If you apply a few simple rules to concurrent programming in Go, nothing could go wrong: Never share memory between goroutines, don't assume operations as atomic when they aren't, etc. But it's too easy to unintentionally write code that passes a pointer to another goroutine, for example. Now two goroutines can write to the same piece of data, and the last one writing wins. Now you have a data race. And pointers aren't always visible; they may “hide” inside other data types. Slices, maps, and structs with fields that are pointer types are among the usual suspects.

Failures caused by data races are non-deterministic, often dormant until three weeks in production. But there's a way to make data races pop up much earlier: The [race detector](, activated through the -race flag.

What does -race do? Used with either go test or go run, it makes the Go compiler insert instrumentation code to record all memory access. The runtime then watches for unsynchronized memory access and prints a warning if it detects one.

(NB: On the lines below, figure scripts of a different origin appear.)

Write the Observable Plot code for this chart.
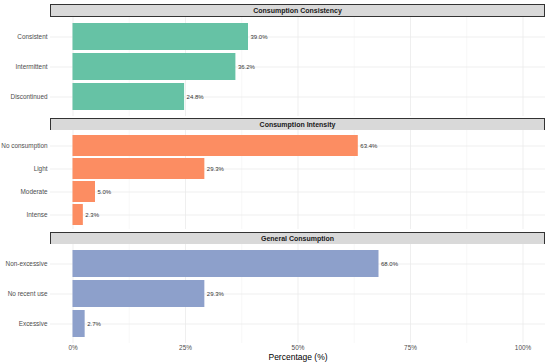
<!DOCTYPE html>
<html>
<head>
<meta charset="utf-8">
<script src="https://cdn.jsdelivr.net/npm/d3@7"></script>
<script src="https://cdn.jsdelivr.net/npm/@observablehq/plot@0.6"></script>
<style>
  html, body { margin: 0; padding: 0; background: white; }
  #chart { position: relative; width: 550px; height: 362px; font-family: "Liberation Sans", Arial, sans-serif; }
  .strip { position: absolute; left: 50px; width: 495px; height: 13px; box-sizing: border-box;
           border: 1px solid #333; background: #d9d9d9; font-weight: bold; font-size: 7px;
           color: #1a1a1a; text-align: center; line-height: 11px; }
  .panel { position: absolute; left: 0; }
</style>
</head>
<body>
<div id="chart"></div>
<script>
const panelTitles = ["Consumption Consistency", "Consumption Intensity", "General Consumption"];
const consistencyCats = ["Consistent", "Intermittent", "Discontinued"];
const consistencyVals = [39.0, 36.2, 24.8];
const intensityCats = ["No consumption", "Light", "Moderate", "Intense"];
const intensityVals = [63.4, 29.3, 5.0, 2.3];
const generalCats = ["Non-excessive", "No recent use", "Excessive"];
const generalVals = [68.0, 29.3, 2.7];
const panelColors = ["#66c2a5", "#fc8d62", "#8da0cb"];
const majorTicks = [0, 25, 50, 75, 100];
const minorTicks = [12.5, 37.5, 62.5, 87.5];

const chart = document.getElementById("chart");

const layout = [
  {stripTop: 4, panelTop: 17},
  {stripTop: 118, panelTop: 130},
  {stripTop: 232, panelTop: 244}
];

const panels = [
  {title: panelTitles[0], cats: consistencyCats, vals: consistencyVals, color: panelColors[0]},
  {title: panelTitles[1], cats: intensityCats, vals: intensityVals, color: panelColors[1]},
  {title: panelTitles[2], cats: generalCats, vals: generalVals, color: panelColors[2]}
];

panels.forEach((p, i) => {
  const last = i === panels.length - 1;
  const data = p.cats.map((c, j) => ({cat: c, value: p.vals[j]}));
  const strip = document.createElement("div");
  strip.className = "strip";
  strip.style.top = layout[i].stripTop + "px";
  strip.textContent = p.title;
  chart.appendChild(strip);

  const svg = Plot.plot({
    width: 550,
    height: last ? 118 : 99,
    marginLeft: 50,
    marginRight: 5,
    marginTop: 0,
    marginBottom: last ? 19 : 0,
    style: {fontFamily: "'Liberation Sans', Arial, sans-serif", fontSize: "6.4px", color: "#4d4d4d", background: "white", overflow: "visible"},
    x: {domain: [-5, 105]},
    y: {domain: p.cats, paddingInner: 0.1, paddingOuter: 0.15},
    marks: [
      Plot.ruleX(minorTicks, {stroke: "#f3f3f3", strokeWidth: 0.6}),
      Plot.ruleX(majorTicks, {stroke: "#ebebeb", strokeWidth: 0.8}),
      Plot.gridY({stroke: "#ebebeb", strokeOpacity: 1, strokeWidth: 0.8}),
      Plot.barX(data, {x: "value", y: "cat", fill: p.color}),
      Plot.text(data, {x: "value", y: "cat", text: d => d.value.toFixed(1) + "%", dx: 2, textAnchor: "start", fontSize: 6, fill: "#333"}),
      Plot.axisY({tickSize: 0, tickPadding: 3, label: null}),
      last
        ? Plot.axisX(majorTicks, {tickSize: 0, tickPadding: 2, tickFormat: d => d + "%", label: "Percentage (%)", labelAnchor: "center", labelArrow: "none", labelOffset: 16})
        : Plot.axisX({ticks: [], label: null})
    ]
  });
  svg.classList.add("panel");
  svg.style.position = "absolute";
  svg.style.top = layout[i].panelTop + "px";
  chart.appendChild(svg);
});

// axis label styling
chart.querySelectorAll("svg [aria-label='x-axis label'] text").forEach(t => {
  t.setAttribute("font-size", "8.5px");
  t.setAttribute("fill", "#000");
});
</script>
</body>
</html>
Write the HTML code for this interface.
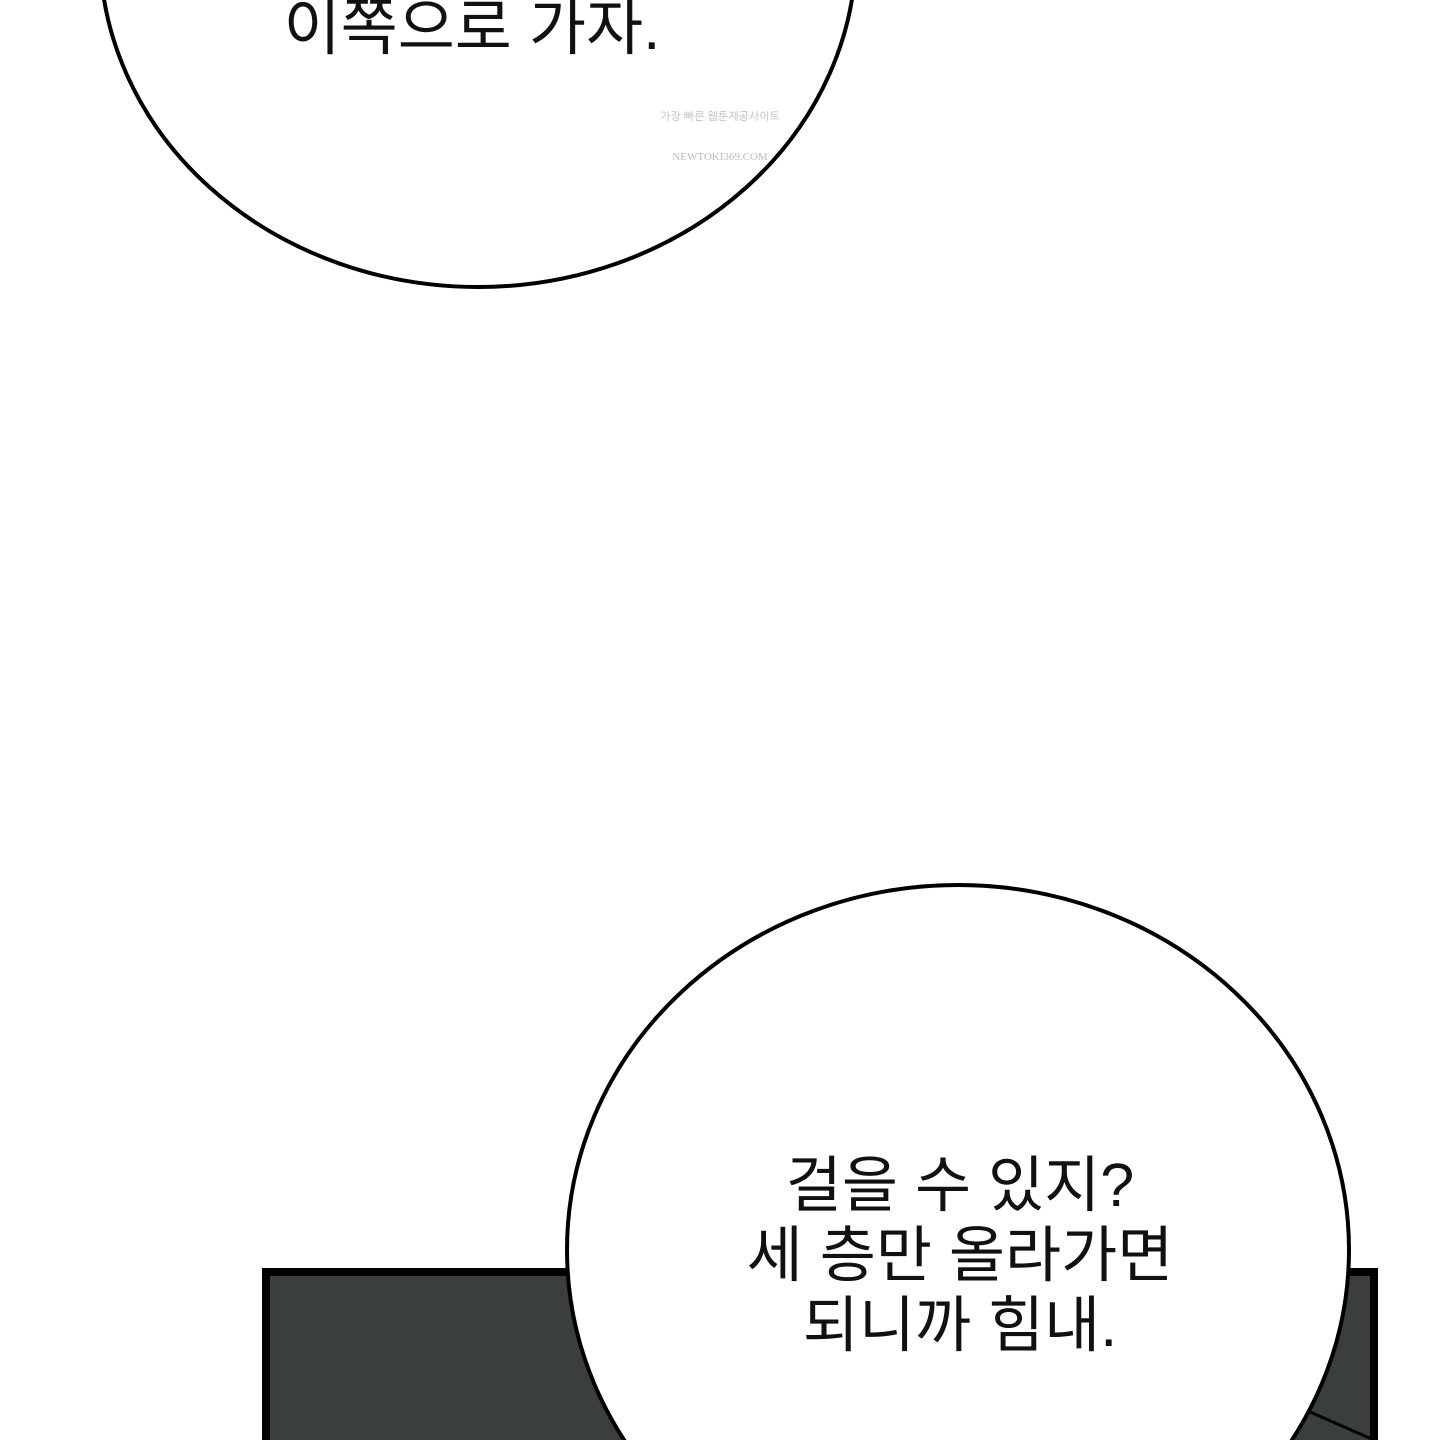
<!DOCTYPE html>
<html style="overflow:hidden"><head><meta charset="utf-8"><style>
html,body{margin:0;width:1440px;height:1440px;overflow:hidden}
body{background:#fff;position:relative;font-family:"Liberation Sans","Noto Sans CJK KR","NanumGothic",sans-serif;}
svg{position:absolute;left:0;top:0}
.t{position:absolute;color:#111;font-size:61px;text-align:center;line-height:70px;white-space:nowrap}
</style></head><body>
<svg width="1440" height="1440">
<ellipse cx="478" cy="-50" rx="378" ry="337" fill="#fff" stroke="#000" stroke-width="4"/>
<rect x="266" y="1272" width="1108" height="180" fill="#3a3f3b" stroke="#000" stroke-width="8"/>
<line x1="1310" y1="1412" x2="1374" y2="1440" stroke="#000" stroke-width="3"/>
<ellipse cx="958" cy="1250" rx="391" ry="365" fill="#fff" stroke="#000" stroke-width="4"/>
<text x="720" y="120" font-size="11" fill="#bbb" text-anchor="middle" font-family="Liberation Sans, NanumGothic, sans-serif">가장 빠른 웹툰제공사이트</text>
<text x="720" y="160" font-size="11" fill="#bbb" text-anchor="middle" font-family="Liberation Serif, serif">NEWTOKI369.COM</text>
</svg>
<div class="t" style="left:272px;top:-6px;width:400px;font-size:62px">이쪽으로 가자.</div>
<div class="t" style="left:700px;top:1150px;width:520px">걸을 수 있지?<br>세 층만 올라가면<br>되니까 힘내.</div>
</body></html>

Naturally, the detector can only detect data races when they actually happen, so you'll want to run -race-instrumented code with realistic workloads, to increase the chance of triggering a data race.

Hunt security bugs with gosec

While govulncheck keeps external vulnerabilities at bay, ¢gosec dissects your code to find structural weaknesses inside. Whether you want to catch hard-coded credentials, insecure HTTP cookie configuration, poor file permissions on certain file operations, or unsafe data deserialization, gosec has a rule for it.

Very conveniently, gosec is a linter in the long list of golangci-lint linters, and surely, you have already set up golangci-lint after reading the first section above, didn't you? This is an entry barrier as low as it can get. Or run the standalone binary, either manually or in a commit hook, github action, or CI pipeline.

Break your own code with fuzzing

You probably know the saying: A junior developer builds code until it works, a senior developer builds code until it breaks. Because, code that works and code that's robust are two differnt things.

But how to deliberately break one's code? Let Go do it. Code breaks most often in edge cases that nobody thought about testing thoroughly. Because let's face it: many of us are prone to testing the obvious behavior—the “happy path”, if you will. So what's better than testing the un-obvious through generated tests.

Fuzz testing does exatly that. A fuzz tester basically generates random input to a test function. It takes an initial seed of test inputs, called test corpus, iteratively mutates this corpus by changing values, flipping bits, inserting bytes, etc, and feeds each mutation to the function to be tested.

If an input makes a test case fail, the fuzz tester saves the offending input to testdata/, so that the developer can reproduce this failure deterministically.

How to write Go tests goes beyond this little Spotlight, but the Go docs have you covered.

Summa summarum

Creating robust code requires a mix of thoughtful code review and a sensible set of (automated) tools. Which of the above tools isn't in your toolchain yet? Time to try it out!